O falcão peneireiro das torres é uma ave de rapina pequena, mas que conseguiu paralisar as operações de um grande parque eólico no sul da França. A justiça francesa acaba de condenar as operadoras da usina pela morte de milhares de pássaros e aves, inclusive espécies ameaçadas.
É a primeira vez que os gestores de um parque eólico são condenados em um processo penal, depois que ao menos 160 pássaros, morcegos e falcões desta espécie, protegida na França, morreram ao se chocarem contras hélices das turbinas eólicas, na cidade de Aumelas.
A companhia EDF Renouvelables e nove filiais foram sentenciadas a pesadas multas, que chegam a € 2,5 milhões, e a cessar as atividades de 31 eólicas por quatro meses, com efeito imediato em abril. É neste mês que se inicia o período de migração dos bandos da África até a Europa, onde os animais procriam da primavera até o fim do verão.
O processo foi movido por iniciativa da organização France Nature Environnement. Em um relatório sobre o assunto, a Liga de Proteção dos Pássaros (LPO) afirma que uma turbina mata em média sete animais voadores por ano – só na França, 10 mil eólicas estão em operação, o que significa que a mortalidade dos pássaros e aves se tornou um problema ambiental para o setor.
Geoffroy Marx, autor do estudo, explica que os falcões são particularmente vulneráveis: eles se acostumaram a voar em volta das turbinas para buscar alimento. “Em geral, toda a área em volta das eólicas é limpa e os pequenos mamíferos que circulam no solo ficam bastante visíveis. Isso é muito prático para as aves de rapina caçarem”, complementa.

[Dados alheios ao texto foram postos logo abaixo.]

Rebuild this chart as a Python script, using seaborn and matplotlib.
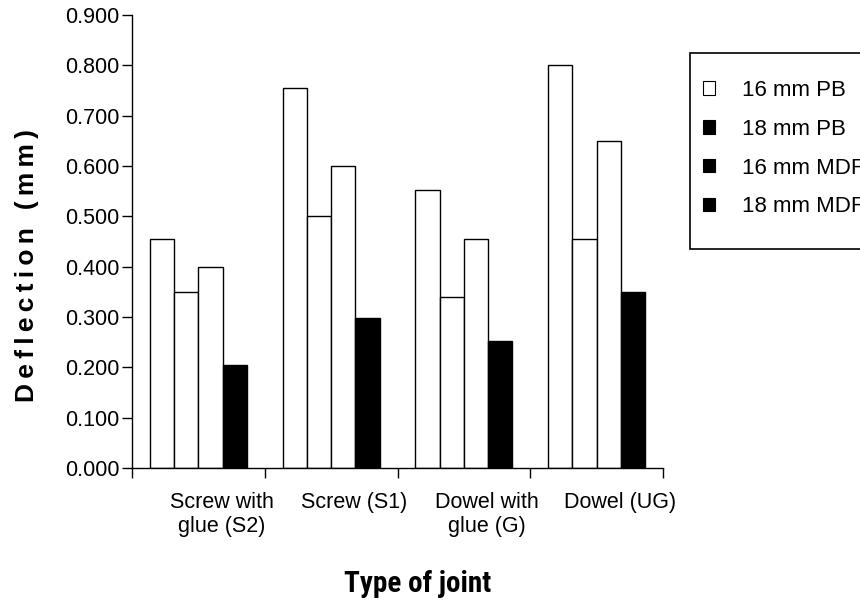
import matplotlib
matplotlib.use('Agg')
import matplotlib.pyplot as plt
import matplotlib.ticker as ticker
from matplotlib import font_manager
from matplotlib.patches import Patch, Rectangle
import pandas as pd
import seaborn as sns

# chart data
joints = ['Screw with\nglue (S2)', 'Screw (S1)', 'Dowel with\nglue (G)', 'Dowel (UG)']
boards = ['16 mm PB', '18 mm PB', '16 mm MDF', '18 mm MDF']
pb16 = [0.455, 0.755, 0.552, 0.800]
pb18 = [0.350, 0.500, 0.340, 0.455]
mdf16 = [0.400, 0.600, 0.455, 0.650]
mdf18 = [0.205, 0.298, 0.253, 0.350]
y_ticks = [0.0, 0.1, 0.2, 0.3, 0.4, 0.5, 0.6, 0.7, 0.8, 0.9]

bar_colors = ['white', 'white', 'white', 'black']
legend_colors = ['white', 'black', 'black', 'black']

rows = []
for board, vals in zip(boards, [pb16, pb18, mdf16, mdf18]):
    for joint, v in zip(joints, vals):
        rows.append({'joint': joint, 'board': board, 'deflection': v})
df = pd.DataFrame(rows)

sns.set_style('white')
plt.rcParams['font.family'] = ['Liberation Sans', 'DejaVu Sans']
plt.rcParams['text.color'] = 'black'
plt.rcParams['xtick.color'] = 'black'
plt.rcParams['ytick.color'] = 'black'

# pick a condensed family for the x title if one is around
installed = {f.name for f in font_manager.fontManager.ttflist}
narrow = 'Liberation Sans'
for name in ['Liberation Sans Narrow', 'Roboto Condensed', 'DejaVu Sans Condensed']:
    if name in installed:
        narrow = name
        break

W, H = 860, 605
fig = plt.figure(figsize=(8.6, 6.05), dpi=100)
ax = fig.add_axes([132 / W, 1 - 468 / H, 531 / W, 453 / H])

sns.barplot(ax=ax, data=df, x='joint', y='deflection', hue='board',
            order=joints, hue_order=boards, palette=bar_colors,
            edgecolor='black', linewidth=1, width=0.73, legend=False,
            saturation=1, errorbar=None)

# Set axes ticks
ax.set_xlim(-0.5, 3.5)
ax.set_ylim(0, 0.9)
ax.set_yticks(y_ticks)
ax.yaxis.set_major_formatter(ticker.FormatStrFormatter('%.3f'))
ax.set_xticks([-0.5, 0.5, 1.5, 2.5, 3.5])
ax.set_xticklabels([])
ax.set_xticks([i + 0.175 for i in range(len(joints))], minor=True)
ax.set_xticklabels(joints, minor=True)
ax.tick_params(axis='x', which='major', direction='out', length=7, width=1, color='black', bottom=True)
ax.tick_params(axis='x', which='minor', length=0, pad=17, labelsize=15.5)
ax.tick_params(axis='y', direction='out', length=7, width=1, color='black', left=True, labelsize=15.5, pad=2)

for side in ['top', 'right']:
    ax.spines[side].set_visible(False)
for side in ['left', 'bottom']:
    ax.spines[side].set_color('black')
    ax.spines[side].set_linewidth(1)

ax.set_xlabel('')
ax.set_ylabel('')

# Axis titles
ylab = '\u2009'.join('Deflection (mm)')
fig.text(27 / W, 1 - 266 / H, ylab, rotation=90, ha='center', va='center',
         fontsize=19, fontweight='bold')
fig.text(418 / W, 1 - 584 / H, 'Type of joint', ha='center', va='center',
         fontsize=21, fontweight='bold', family=[narrow, 'DejaVu Sans'])

# Legend with its own frame
frame = Rectangle((690 / W, 1 - 249 / H), 200 / W, 196 / H, transform=fig.transFigure,
                  facecolor='white', edgecolor='black', linewidth=1.2)
fig.patches.append(frame)
handles = [Patch(facecolor=c, edgecolor='black', linewidth=0.8) for c in legend_colors]
fig.legend(handles, boards, loc='upper left', bbox_to_anchor=(703 / W, 1 - 80 / H),
           frameon=False, fontsize=16, handlelength=0.55, handleheight=0.55,
           handletextpad=1.2, labelspacing=0.8, borderpad=0, borderaxespad=0)

fig.savefig('out.png', dpi=100)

Hélices ‘invisíveis’ para os pássaros
Os falcões não conseguem diferenciar bem as pás das turbinas das nuvens do céu – as estruturas são pintadas de branco justamente para se camuflarem melhor no ambiente e causarem menos impacto visual aos humanos que habitam nos arredores. “Os pássaros detectam mal o contraste. As eólicas se diferenciam muito pouco do céu, na visão do pássaro”, diz. “Alguns pesquisadores defendem que ao menos uma das pás seja pintada de preto, mas ainda não se tem provas de que isso funcionaria. Por enquanto, é uma hipótese de solução.”
As eólicas são equipadas com um sistema de detecção de voadores, mas segundo Marx, os aparelhos não funcionam adequadamente: a resposta da máquina é lenta demais em relação à velocidade dos pássaros no ar. “Em geral, são câmeras que detectam a aproximação dos pássaros e acionam um sinal acústico para afastá-los, ou levam à paralisação das máquinas. Porém, infelizmente, o que vemos hoje é que o sistema não é muito eficaz”, lamenta o pesquisador.
Riscos à biodiversidade e comunidades
A energia eólica é uma das chaves da transição para fontes limpas, mas a sua instalação também têm sido alvo de críticas pelos danos à biodiversidade, conforme o local onde as usinas são instaladas. A militante sueca Greta Thunberg já promoveu protestos contra a construção de uma usina eólica nas montanhas da Noruega.
No Brasil, indígenas, pequenos agricultores e comunidades locais promovem regularmente manifestações contra a multiplicação de centrais no nordeste do país.
O caso francês ilustra as contradições entre a proteção da natureza e a necessária transição energética, fundamental para combater a crise climática, salienta Geoffroy Marx. “Temos que encontrar um compromisso, afinal será necessário liberar espaços para produzir a energia que precisaremos todos amanhã. Vai ser preciso conciliar os dois”, indica.